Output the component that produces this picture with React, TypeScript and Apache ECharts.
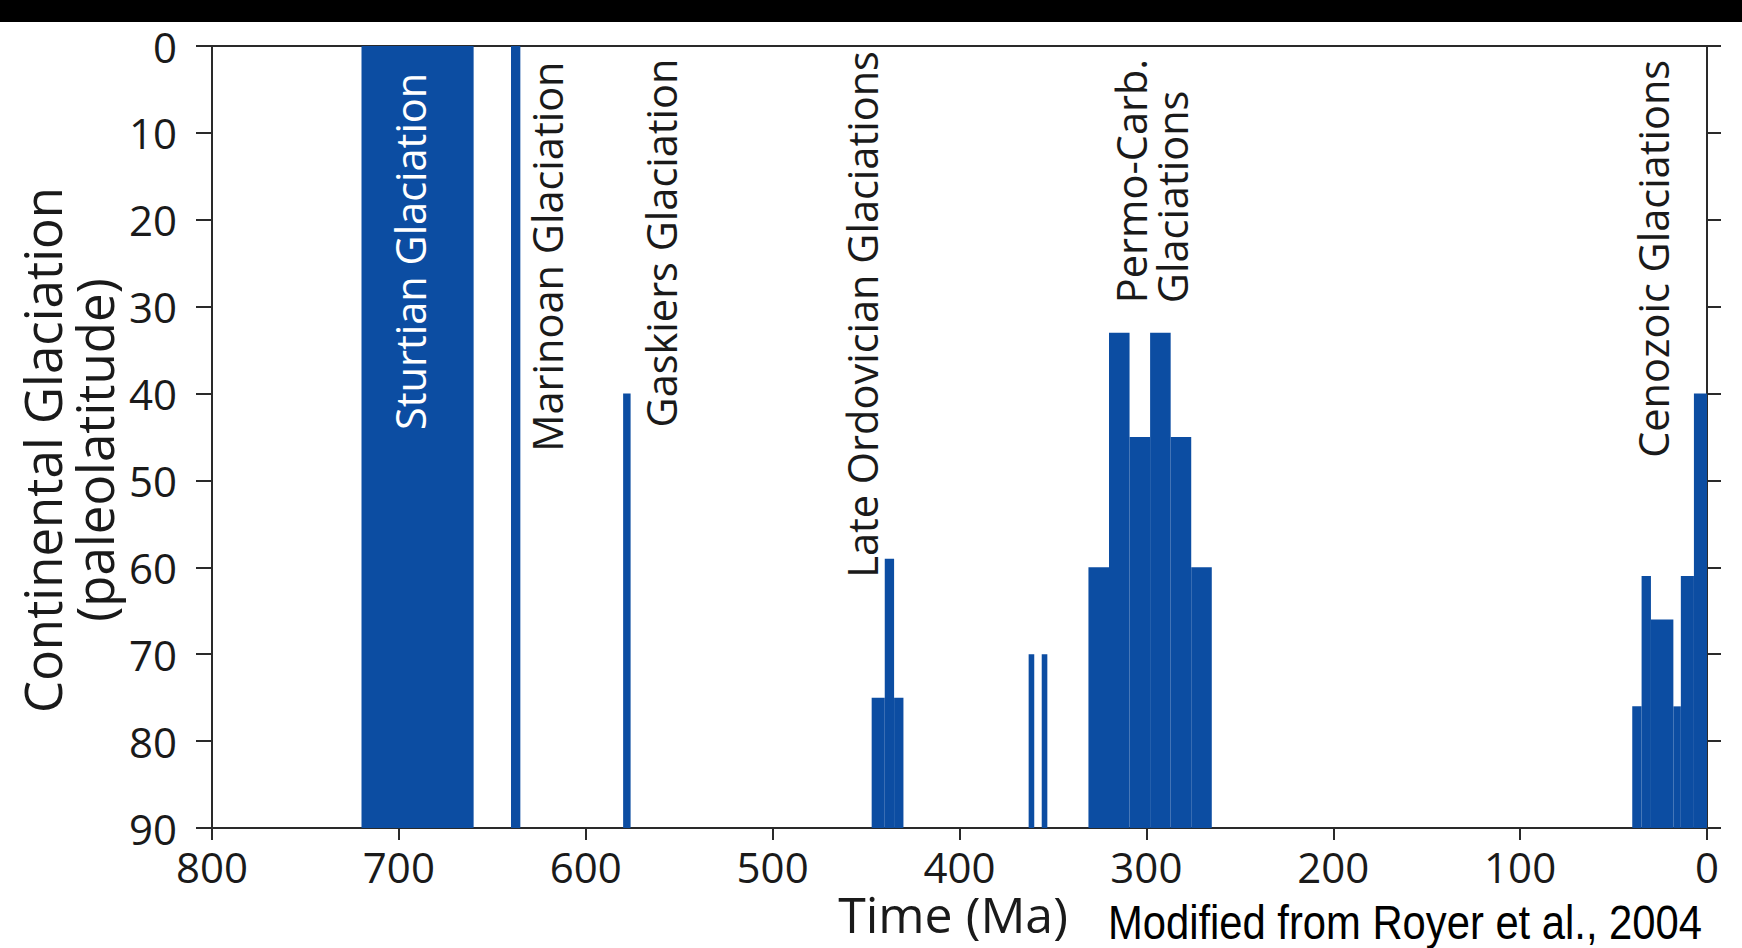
import React, { useEffect, useRef } from "react";
import * as echarts from "echarts";

// Each glaciation interval: [older edge (Ma), younger edge (Ma), lowest paleolatitude reached by ice (°)]
const sturtian = [[720, 660, 0]];
const marinoan = [[640, 635, 0]];
const gaskiers = [[580, 576, 40]];
const lateOrdovician = [[447, 440, 75], [440, 435, 59], [435, 430, 75]];
const lateDevonian = [[363, 360, 70], [356, 353, 70]];
const permoCarboniferous = [
  [331, 320, 60], [320, 309, 33], [309, 298, 45],
  [298, 287, 33], [287, 276, 45], [276, 265, 60],
];
const cenozoic = [
  [40, 35, 76], [35, 30, 61], [30, 18, 66],
  [18, 14, 76], [14, 7, 61], [7, 0, 40],
];

// Rotated event names, anchored at (age Ma, paleolatitude) where the text begins
const eventNames = [
  "Sturtian Glaciation",
  "Marinoan Glaciation",
  "Gaskiers Glaciation",
  "Late Ordovician Glaciations",
  "Permo-Carb.\nGlaciations",
  "Cenozoic Glaciations",
];
const eventNameAges = [694, 621, 560, 452, 297, 29];
const eventNameLatitudes = [44.2, 46.7, 43.9, 61.2, 29.6, 47.4];
const eventNameColors = ["#ffffff", "#1a1a1a", "#1a1a1a", "#1a1a1a", "#1a1a1a", "#1a1a1a"];

// Axis ranges
const timeMax = 800;
const timeStep = 100;
const latitudeMax = 90;
const latitudeStep = 10;

const BAR_COLOR = "#0c4da2";
const INK = "#1a1a1a";
const FONT = "'Open Sans', 'Noto Sans', sans-serif";

const intervals = [
  ...sturtian,
  ...marinoan,
  ...gaskiers,
  ...lateOrdovician,
  ...lateDevonian,
  ...permoCarboniferous,
  ...cenozoic,
];

const nameData = eventNames.map((_, i) => [eventNameAges[i], eventNameLatitudes[i], i]);

const axisLineStyle = { color: "#2a2a2a", width: 2 };

const option: any = {
  animation: false,
  backgroundColor: "#ffffff",
  grid: { left: 212, top: 46, width: 1495, height: 782, containLabel: false },
  xAxis: [
    {
      type: "value",
      min: 0,
      max: timeMax,
      interval: timeStep,
      inverse: true,
      position: "bottom",
      axisLine: { show: true, onZero: false, lineStyle: axisLineStyle },
      axisTick: { show: true, inside: false, length: 12, lineStyle: axisLineStyle },
      axisLabel: { fontSize: 42, fontFamily: FONT, color: INK, margin: 20, lineHeight: 36 },
      splitLine: { show: false },
    },
    {
      type: "value",
      min: 0,
      max: timeMax,
      inverse: true,
      position: "top",
      axisLine: { show: true, onZero: false, lineStyle: axisLineStyle },
      axisTick: { show: false },
      axisLabel: { show: false },
      splitLine: { show: false },
    },
  ],
  yAxis: [
    {
      type: "value",
      min: 0,
      max: latitudeMax,
      interval: latitudeStep,
      inverse: true,
      position: "left",
      axisLine: { show: true, onZero: false, lineStyle: axisLineStyle },
      axisTick: { show: true, inside: false, length: 16, lineStyle: axisLineStyle },
      axisLabel: { fontSize: 42, fontFamily: FONT, color: INK, margin: 35 },
      splitLine: { show: false },
    },
    {
      type: "value",
      min: 0,
      max: latitudeMax,
      interval: latitudeStep,
      inverse: true,
      position: "right",
      axisLine: { show: true, onZero: false, lineStyle: axisLineStyle },
      axisTick: { show: true, inside: false, length: 14, lineStyle: axisLineStyle },
      axisLabel: { show: false },
      splitLine: { show: false },
    },
  ],
  series: [
    {
      type: "custom",
      name: "glaciations",
      xAxisIndex: 0,
      yAxisIndex: 0,
      data: intervals,
      encode: { x: [0, 1], y: 2 },
      renderItem: (_params: any, api: any) => {
        const a = api.coord([api.value(0), api.value(2)]);
        const b = api.coord([api.value(1), latitudeMax]);
        return {
          type: "rect",
          shape: {
            x: Math.min(a[0], b[0]),
            y: Math.min(a[1], b[1]),
            width: Math.abs(b[0] - a[0]),
            height: Math.abs(b[1] - a[1]),
          },
          style: { fill: BAR_COLOR },
        };
      },
      z: 2,
    },
    {
      type: "custom",
      name: "event names",
      xAxisIndex: 0,
      yAxisIndex: 0,
      data: nameData,
      encode: { x: 0, y: 1 },
      clip: false,
      renderItem: (params: any, api: any) => {
        const p = api.coord([api.value(0), api.value(1)]);
        const i = params.dataIndex;
        return {
          type: "text",
          x: p[0],
          y: p[1],
          rotation: Math.PI / 2,
          style: {
            text: eventNames[i],
            fill: eventNameColors[i],
            fontSize: 41.5,
            fontFamily: FONT,
            lineHeight: 41,
            align: "left",
            verticalAlign: "middle",
          },
        };
      },
      z: 5,
    },
  ],
  graphic: [
    {
      type: "rect",
      left: 0,
      top: 0,
      shape: { width: 1742, height: 22 },
      style: { fill: "#000000" },
    },
    {
      type: "text",
      x: 68,
      y: 450,
      rotation: Math.PI / 2,
      style: {
        text: "Continental Glaciation\n(paleolatitude)",
        fontSize: 51,
        lineHeight: 52,
        fontFamily: FONT,
        fill: INK,
        align: "center",
        verticalAlign: "middle",
      },
    },
    {
      type: "text",
      x: 953,
      y: 914,
      style: {
        text: "Time (Ma)",
        fontSize: 50,
        lineHeight: 38,
        fontFamily: FONT,
        fill: INK,
        align: "center",
        verticalAlign: "middle",
      },
    },
    {
      // condensed credit line
      type: "text",
      x: 1108,
      y: 922,
      scaleX: 0.87,
      style: {
        text: "Modified from Royer et al., 2004",
        fontSize: 48,
        lineHeight: 40,
        fontFamily: "'Liberation Sans', Arial, sans-serif",
        fill: "#000000",
        align: "left",
        verticalAlign: "middle",
      },
    },
  ],
};

export default function App() {
  const ref = useRef<HTMLDivElement>(null);
  useEffect(() => {
    const chart = echarts.init(ref.current!, null, { renderer: "svg" });
    chart.setOption(option);
    return () => chart.dispose();
  }, []);
  return (
    <div
      ref={ref}
      style={{ position: "fixed", left: 0, top: 0, width: 1742, height: 948, background: "#ffffff" }}
    />
  );
}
#####
Your task is to report how many lines of the material include the string "React". Give the number and no other words.

2